For Machebeuf it was a harder decision than for Lamy, who had no choice. Privately, Machebeuf was disposed to follow his friend, but for himself, he felt “neither the necessary talent nor the courage, nor even the patience” for the move. He struggled througho
ut ten days before he could reply to Lamy’s appeal. During that time he went to Cleveland to ask Bishop Rappe and the other cathedral clergy what to do; but they felt that they must leave the decision to him—he must interpret God’s will in the matter. It pained him to think of leaving Sandusky where his ten years had been so binding. Just now he was about to build his first school, everyone was relying on him, the news that he might go dismayed them. Lamy wrote a second time, and finally Machebeuf was brought to decide. He went to Cincinnati at last to see the bishop-elect himself and to make all arrangements with him.

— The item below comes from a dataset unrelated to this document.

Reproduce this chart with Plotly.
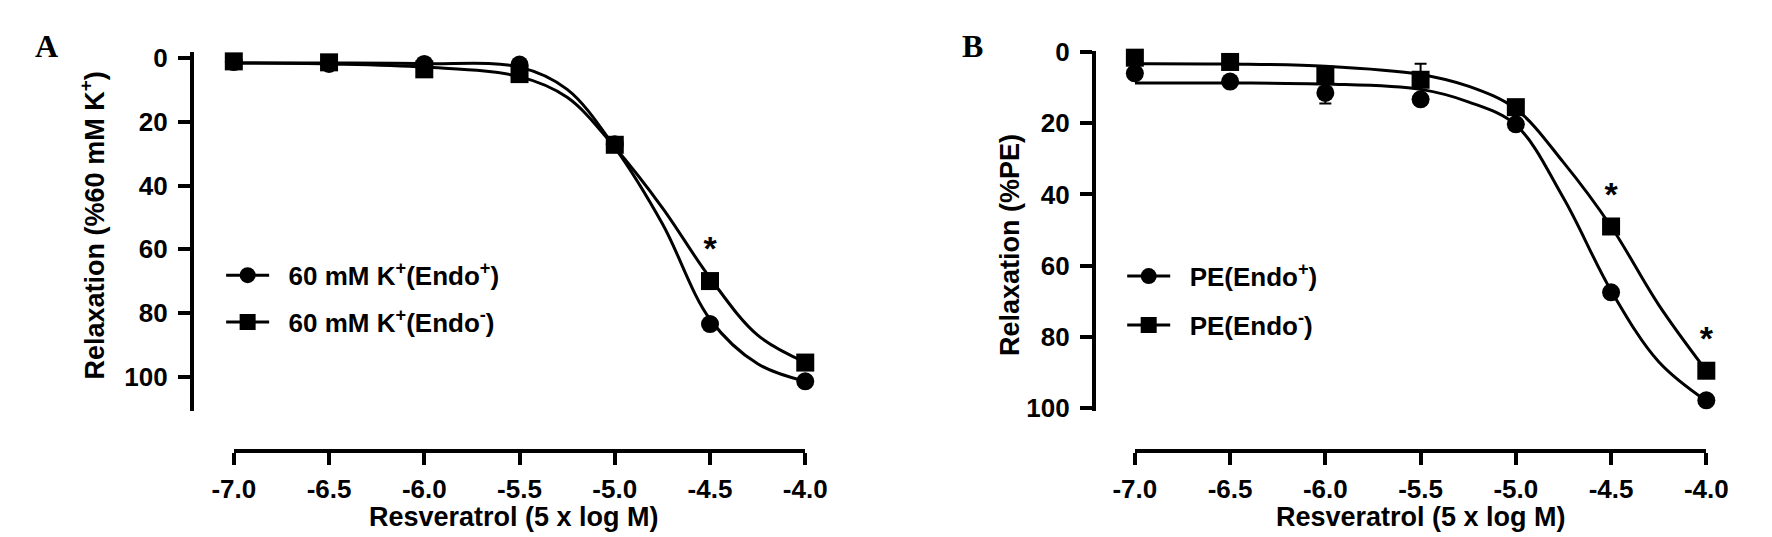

The moment he arrived at St Mary’s in Covington, Lamy seized him by the hand and reminded him of the pledge they had made to each other years before—never to be separated. A certain memory had some effect—when Machebeuf for a moment had considered going to the Rocky Mountains with the illustrious Jesuit missionary De Smet, and Lamy had been sent by Purcell to deter him, what had happened? Machebeuf had asked Lamy what he would do if he were unable to change Machebeuf’s mind about going to Oregon, and Lamy had said, “I will go with you.” The positions were now reversed, but the pact was as strong as ever. Together they would proceed to Santa Fe.